There are different ways of defining the sigma(i) terms, supported by the sub-classes.

Notes

It is assumed that there is a one-to-one mapping between a given background region bin and a given source region bin. For instance, in the analysis of PHA data, it is assumed that the input background counts spectrum is binned in exactly the same way as the input source counts spectrum, and any filter applied to the source spectrum automatically applied to the background spectrum. This means that the user cannot, for example, specify arbitrary background and source regions in two dimensions and get correct results. This limitation only applies to backgrounds included included as part of the data set - e.g. as with PHA files - and can be avoided by treating the background as a separate data set.

Methods Summary

`calc_chisqr`(data, model)	Return the chi-square value for each bin.
`calc_stat`(data, model)	Return the statistic value for the data and model.
`calc_staterror`(data)	Return the statistic error values for the data.
`goodness_of_fit`(statval, dof)	Return the reduced statistic and q value.

Methods Documentation

calc_chisqr(data, model)[source] [edit on github]

Return the chi-square value for each bin.

Parameters

data (sherpa.data.Data or sherpa.data.DataSimulFit) – The data set, or sets, to use.
model (sherpa.models.model.Model or sherpa.models.model.SimulFitModel) – The model expression, or expressions. If a sherpa.models.model.SimulFitModel is given then it must match the number of data sets in the data parameter.

Returns

chisqr – The per-bin chi-square values.

Return type

array of numbers

calc_stat(data, model)[source] [edit on github]

Return the statistic value for the data and model.

Parameters

data (sherpa.data.Data or sherpa.data.DataSimulFit) – The data set, or sets, to use.
model (sherpa.models.model.Model or sherpa.models.model.SimulFitModel) – The model expression, or expressions. If a sherpa.models.model.SimulFitModel is given then it must match the number of data sets in the data parameter.

Returns

statval (number) – The value of the statistic.
fvec (array of numbers) – The per-bin “statistic” value.

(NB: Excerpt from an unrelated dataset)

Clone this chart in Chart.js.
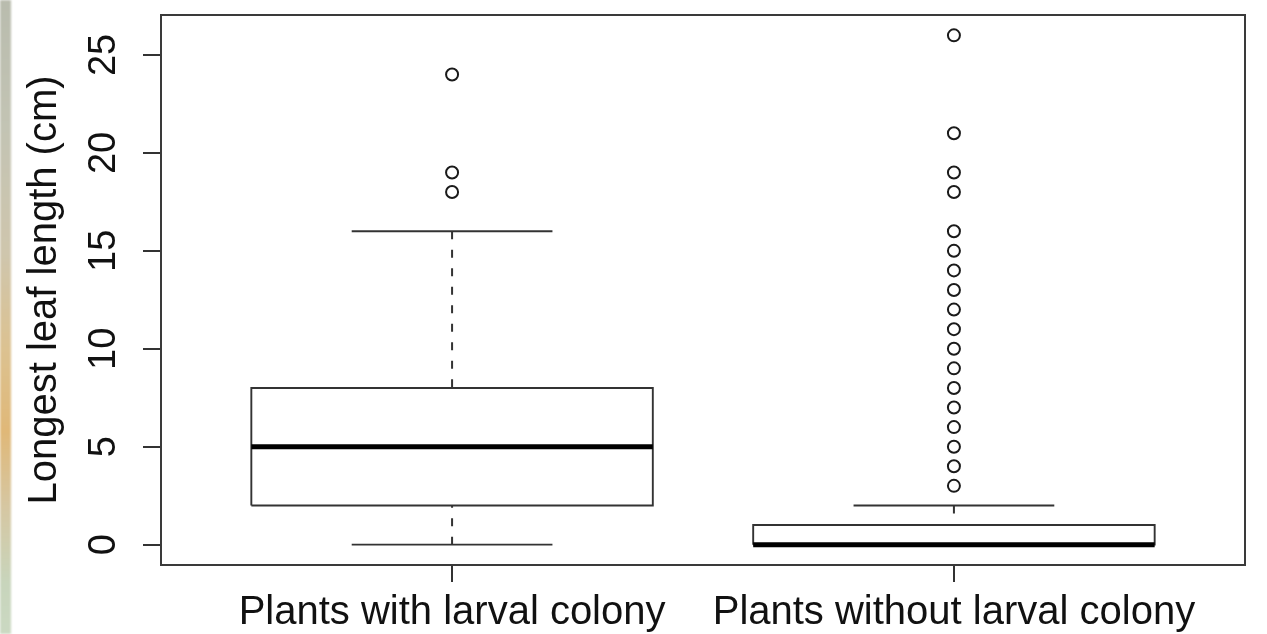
<!DOCTYPE html>
<html>
<head>
<meta charset="utf-8">
<title>Longest leaf length</title>
<script src="https://cdn.jsdelivr.net/npm/chart.js@4.4.1/dist/chart.umd.min.js"></script>
<style>
  html, body { margin: 0; padding: 0; background: #fff; }
  #wrap { position: relative; width: 1267px; height: 634px; overflow: hidden; }
  /* blurred photo edge on the left of the original screenshot */
  #edge {
    position: absolute; left: 0; top: 0; width: 11px; height: 634px;
    background: linear-gradient(to bottom, #b9bcae 0%, #c3c4b4 20%, #cfc6ad 40%, #dcc291 55%, #e0b878 68%, #d6c7a2 80%, #c8d5bc 92%, #cbd9c2 100%);
    filter: blur(1px);
  }
  #chart { position: absolute; left: 0; top: 0; }
</style>
</head>
<body>
<div id="wrap">
  <div id="edge"></div>
  <canvas id="chart" width="1267" height="634"></canvas>
</div>
<script>
  // Box plot values
  const groups = ['Plants with larval colony', 'Plants without larval colony'];
  const positions = [1, 2];
  const whiskerLow = [0, 0];
  const q1 = [2, 0];
  const medians = [5, 0];
  const q3 = [8, 1];
  const whiskerHigh = [16, 2];
  const outliersWith = [18, 19, 24];
  const outliersWithout = [3, 4, 5, 6, 7, 8, 9, 10, 11, 12, 13, 14, 15, 16, 18, 19, 21, 26];
  const yTicks = [0, 5, 10, 15, 20, 25];

  const FONT = "'Liberation Sans', Arial, Helvetica, sans-serif";
  const INK = '#111';
  const LINE = '#333';
  const BOX_HALF = 0.4;
  const CAP_HALF = 0.2;

  function seg(points, extra) {
    return Object.assign({
      type: 'scatter',
      data: points,
      showLine: true,
      pointRadius: 0,
      pointHoverRadius: 0,
      borderColor: LINE,
      borderWidth: 1.9,
      borderCapStyle: 'butt',
      fill: false,
      tension: 0
    }, extra || {});
  }

  const datasets = [];

  // medians first so they end up on top
  positions.forEach((p, i) => {
    datasets.push(seg([{ x: p - BOX_HALF, y: medians[i] }, { x: p + BOX_HALF, y: medians[i] }],
      { borderColor: '#000', borderWidth: 5 }));
  });

  positions.forEach((p, i) => {
    // box
    datasets.push(seg([
      { x: p - BOX_HALF, y: q1[i] }, { x: p + BOX_HALF, y: q1[i] },
      { x: p + BOX_HALF, y: q3[i] }, { x: p - BOX_HALF, y: q3[i] },
      { x: p - BOX_HALF, y: q1[i] }
    ], { borderJoinStyle: 'miter' }));
    // whiskers, dashed, drawn from the end toward the box
    datasets.push(seg([{ x: p, y: whiskerHigh[i] }, { x: p, y: q3[i] }], { borderDash: [8, 10.5], borderWidth: 2 }));
    datasets.push(seg([{ x: p, y: whiskerLow[i] }, { x: p, y: q1[i] }], { borderDash: [8, 10.5], borderWidth: 2 }));
    // staples
    datasets.push(seg([{ x: p - CAP_HALF, y: whiskerHigh[i] }, { x: p + CAP_HALF, y: whiskerHigh[i] }]));
    datasets.push(seg([{ x: p - CAP_HALF, y: whiskerLow[i] }, { x: p + CAP_HALF, y: whiskerLow[i] }]));
  });

  // outliers
  datasets.push({
    type: 'scatter',
    data: outliersWith.map(v => ({ x: positions[0], y: v }))
      .concat(outliersWithout.map(v => ({ x: positions[1], y: v }))),
    pointStyle: 'circle',
    pointRadius: 6,
    pointHoverRadius: 6,
    pointBorderWidth: 2,
    pointBackgroundColor: 'rgba(0,0,0,0)',
    pointBorderColor: '#1a1a1a',
    showLine: false
  });

  // full box around the plot region, like R's box()
  const frame = {
    id: 'frame',
    beforeDatasetsDraw(chart) {
      const { ctx, chartArea: a } = chart;
      ctx.save();
      ctx.strokeStyle = '#3a3a3a';
      ctx.lineWidth = 2;
      ctx.strokeRect(a.left, a.top, a.right - a.left, a.bottom - a.top);
      ctx.restore();
    }
  };

  Chart.defaults.font.family = FONT;
  Chart.defaults.color = INK;

  new Chart(document.getElementById('chart'), {
    type: 'scatter',
    data: { datasets: datasets },
    options: {
      responsive: false,
      animation: false,
      devicePixelRatio: 1,
      layout: { padding: { top: 15, right: 22, left: 0, bottom: 0 }, autoPadding: false },
      plugins: { legend: { display: false }, tooltip: { enabled: false } },
      scales: {
        x: {
          type: 'linear',
          min: 0.42,
          max: 2.58,
          afterBuildTicks: s => { s.ticks = positions.map(v => ({ value: v })); },
          afterFit: s => { s.height = 69; s.paddingLeft = 0; s.paddingRight = 0; },
          ticks: {
            callback: v => groups[positions.indexOf(v)],
            font: { size: 40 },
            color: INK,
            padding: 7,
            maxRotation: 0,
            minRotation: 0,
            autoSkip: false
          },
          grid: { drawOnChartArea: false, tickLength: 17, color: LINE, lineWidth: 2 },
          border: { display: false }
        },
        y: {
          type: 'linear',
          min: -1.04,
          max: 27.04,
          afterBuildTicks: s => { s.ticks = yTicks.map(v => ({ value: v })); },
          afterFit: s => { s.width = 161; s.paddingTop = 0; s.paddingBottom = 0; },
          ticks: {
            font: { size: 38 },
            color: INK,
            padding: 17,
            minRotation: 90,
            maxRotation: 90,
            crossAlign: 'center'
          },
          grid: { drawOnChartArea: false, tickLength: 18, color: LINE, lineWidth: 2 },
          border: { display: false },
          title: {
            display: true,
            text: 'Longest leaf length (cm)',
            font: { size: 40 },
            color: INK,
            padding: { top: 21, bottom: 0 }
          }
        }
      }
    },
    plugins: [frame]
  });
</script>
</body>
</html>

static calc_staterror(data)[source] [edit on github]

Return the statistic error values for the data.

Parameters: data (scalar or 1D array of numbers) – The data values.
Returns: staterror – The errors for the input data values (matches the data argument).
Return type: scalar or array of numbers

goodness_of_fit(statval, dof) [edit on github]

Return the reduced statistic and q value.

The reduced statisitc is conceptually simple, as it is just statistic / degrees-of-freedom, but it is not meaningful for all statistics, and it is only valid if there are any degrees of freedom.

Parameters

statval (float) – The statistic value. It is assumed to be finite.
dof (int) – The number of degrees of freedom, which may be 0 or negative.

Returns

rstat (float or NaN or None) – The reduced statistic. If the statistic does not support a goodness of fit then the return value is None. If it does then NaN is returned if either the number of degrees of freedom is 0 (or less), or the statistic value is less than 0.
qval (float or NaN or None) – The q value. If the statistic does not support a goodness of fit then the return values are None. If it does then NaN is returned if either the number of degrees of freedom is 0 (or less), or the statistic value is less than 0.